# DIRECTIONS FOR THIS TASK
Transcribe the full listing exactly, and drop every picture.

# DATASET SECTION
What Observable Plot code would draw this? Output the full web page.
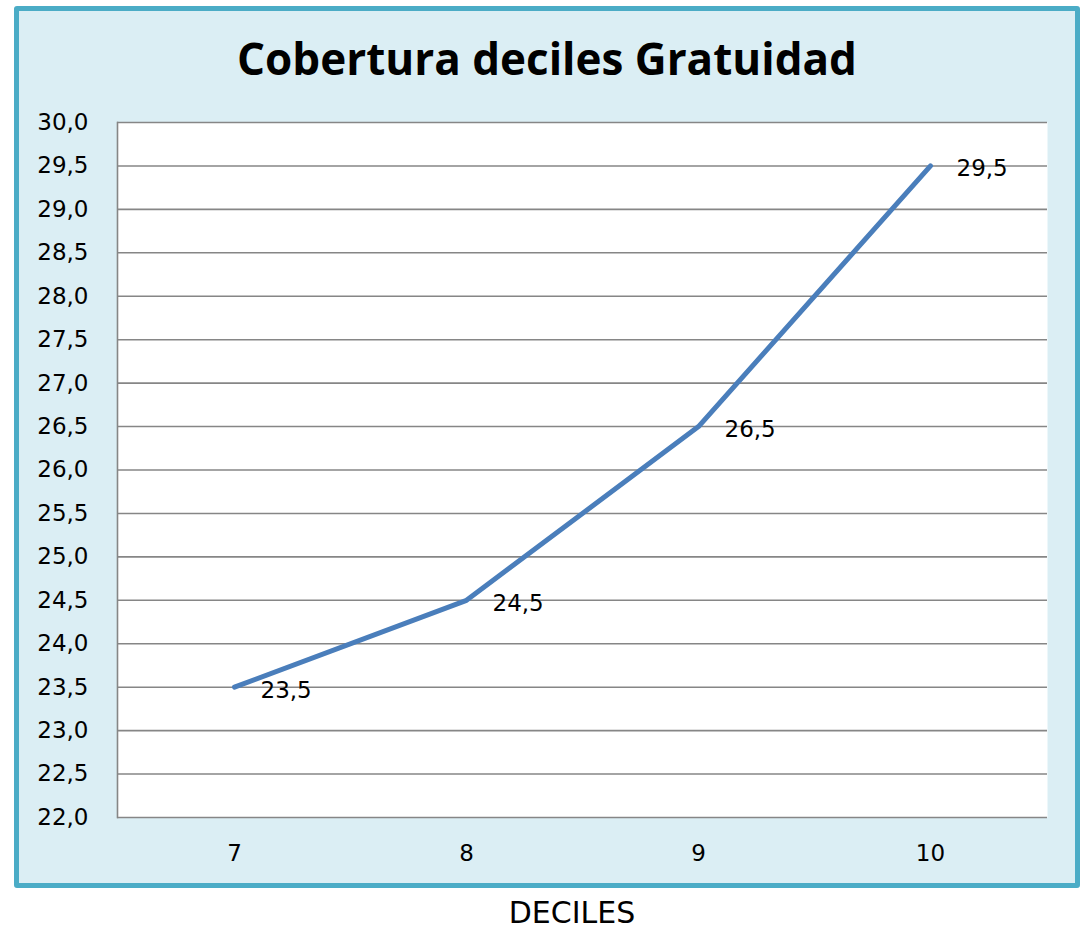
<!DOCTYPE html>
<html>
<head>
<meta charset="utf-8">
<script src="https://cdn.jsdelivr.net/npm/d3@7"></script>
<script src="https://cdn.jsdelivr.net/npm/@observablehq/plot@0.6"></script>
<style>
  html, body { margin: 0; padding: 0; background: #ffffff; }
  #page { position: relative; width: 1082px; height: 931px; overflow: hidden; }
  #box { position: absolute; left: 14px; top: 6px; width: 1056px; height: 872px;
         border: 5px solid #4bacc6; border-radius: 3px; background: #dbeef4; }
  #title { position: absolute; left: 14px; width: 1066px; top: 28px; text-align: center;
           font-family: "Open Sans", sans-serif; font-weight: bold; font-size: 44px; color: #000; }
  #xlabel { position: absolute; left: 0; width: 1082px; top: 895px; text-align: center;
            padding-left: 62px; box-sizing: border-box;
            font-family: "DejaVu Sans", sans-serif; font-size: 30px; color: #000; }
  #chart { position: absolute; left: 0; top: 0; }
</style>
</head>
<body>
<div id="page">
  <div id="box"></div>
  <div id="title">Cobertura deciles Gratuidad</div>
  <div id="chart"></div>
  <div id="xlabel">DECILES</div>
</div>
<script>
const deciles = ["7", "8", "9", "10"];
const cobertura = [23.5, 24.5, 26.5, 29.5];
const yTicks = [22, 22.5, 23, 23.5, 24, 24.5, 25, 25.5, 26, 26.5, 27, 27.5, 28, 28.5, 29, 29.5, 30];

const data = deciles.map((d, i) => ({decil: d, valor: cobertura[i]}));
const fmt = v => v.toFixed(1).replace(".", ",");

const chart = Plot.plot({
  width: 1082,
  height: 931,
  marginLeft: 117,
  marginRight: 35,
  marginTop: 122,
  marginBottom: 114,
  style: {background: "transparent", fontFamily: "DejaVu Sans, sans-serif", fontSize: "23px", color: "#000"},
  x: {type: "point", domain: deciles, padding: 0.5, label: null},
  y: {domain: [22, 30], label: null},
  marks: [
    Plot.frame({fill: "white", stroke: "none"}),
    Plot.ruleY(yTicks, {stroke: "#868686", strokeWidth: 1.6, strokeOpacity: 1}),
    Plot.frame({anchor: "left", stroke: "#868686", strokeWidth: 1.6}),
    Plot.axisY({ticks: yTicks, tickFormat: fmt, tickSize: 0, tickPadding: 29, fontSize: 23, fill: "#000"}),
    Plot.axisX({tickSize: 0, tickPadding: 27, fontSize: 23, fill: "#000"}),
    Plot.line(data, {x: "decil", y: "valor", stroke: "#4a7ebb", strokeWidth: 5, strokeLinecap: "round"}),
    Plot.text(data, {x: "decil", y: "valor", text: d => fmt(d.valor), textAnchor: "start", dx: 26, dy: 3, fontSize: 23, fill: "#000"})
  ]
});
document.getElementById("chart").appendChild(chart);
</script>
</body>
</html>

# RESULT OF THIS EXERCISE
What Observable Plot code would draw this? Output the full web page.
<!DOCTYPE html>
<html>
<head>
<meta charset="utf-8">
<script src="https://cdn.jsdelivr.net/npm/d3@7"></script>
<script src="https://cdn.jsdelivr.net/npm/@observablehq/plot@0.6"></script>
<style>
  html, body { margin: 0; padding: 0; background: #ffffff; }
  #page { position: relative; width: 1082px; height: 931px; overflow: hidden; }
  #box { position: absolute; left: 14px; top: 6px; width: 1056px; height: 872px;
         border: 5px solid #4bacc6; border-radius: 3px; background: #dbeef4; }
  #title { position: absolute; left: 14px; width: 1066px; top: 28px; text-align: center;
           font-family: "Open Sans", sans-serif; font-weight: bold; font-size: 44px; color: #000; }
  #xlabel { position: absolute; left: 0; width: 1082px; top: 895px; text-align: center;
            padding-left: 62px; box-sizing: border-box;
            font-family: "DejaVu Sans", sans-serif; font-size: 30px; color: #000; }
  #chart { position: absolute; left: 0; top: 0; }
</style>
</head>
<body>
<div id="page">
  <div id="box"></div>
  <div id="title">Cobertura deciles Gratuidad</div>
  <div id="chart"></div>
  <div id="xlabel">DECILES</div>
</div>
<script>
const deciles = ["7", "8", "9", "10"];
const cobertura = [23.5, 24.5, 26.5, 29.5];
const yTicks = [22, 22.5, 23, 23.5, 24, 24.5, 25, 25.5, 26, 26.5, 27, 27.5, 28, 28.5, 29, 29.5, 30];

const data = deciles.map((d, i) => ({decil: d, valor: cobertura[i]}));
const fmt = v => v.toFixed(1).replace(".", ",");

const chart = Plot.plot({
  width: 1082,
  height: 931,
  marginLeft: 117,
  marginRight: 35,
  marginTop: 122,
  marginBottom: 114,
  style: {background: "transparent", fontFamily: "DejaVu Sans, sans-serif", fontSize: "23px", color: "#000"},
  x: {type: "point", domain: deciles, padding: 0.5, label: null},
  y: {domain: [22, 30], label: null},
  marks: [
    Plot.frame({fill: "white", stroke: "none"}),
    Plot.ruleY(yTicks, {stroke: "#868686", strokeWidth: 1.6, strokeOpacity: 1}),
    Plot.frame({anchor: "left", stroke: "#868686", strokeWidth: 1.6}),
    Plot.axisY({ticks: yTicks, tickFormat: fmt, tickSize: 0, tickPadding: 29, fontSize: 23, fill: "#000"}),
    Plot.axisX({tickSize: 0, tickPadding: 27, fontSize: 23, fill: "#000"}),
    Plot.line(data, {x: "decil", y: "valor", stroke: "#4a7ebb", strokeWidth: 5, strokeLinecap: "round"}),
    Plot.text(data, {x: "decil", y: "valor", text: d => fmt(d.valor), textAnchor: "start", dx: 26, dy: 3, fontSize: 23, fill: "#000"})
  ]
});
document.getElementById("chart").appendChild(chart);
</script>
</body>
</html>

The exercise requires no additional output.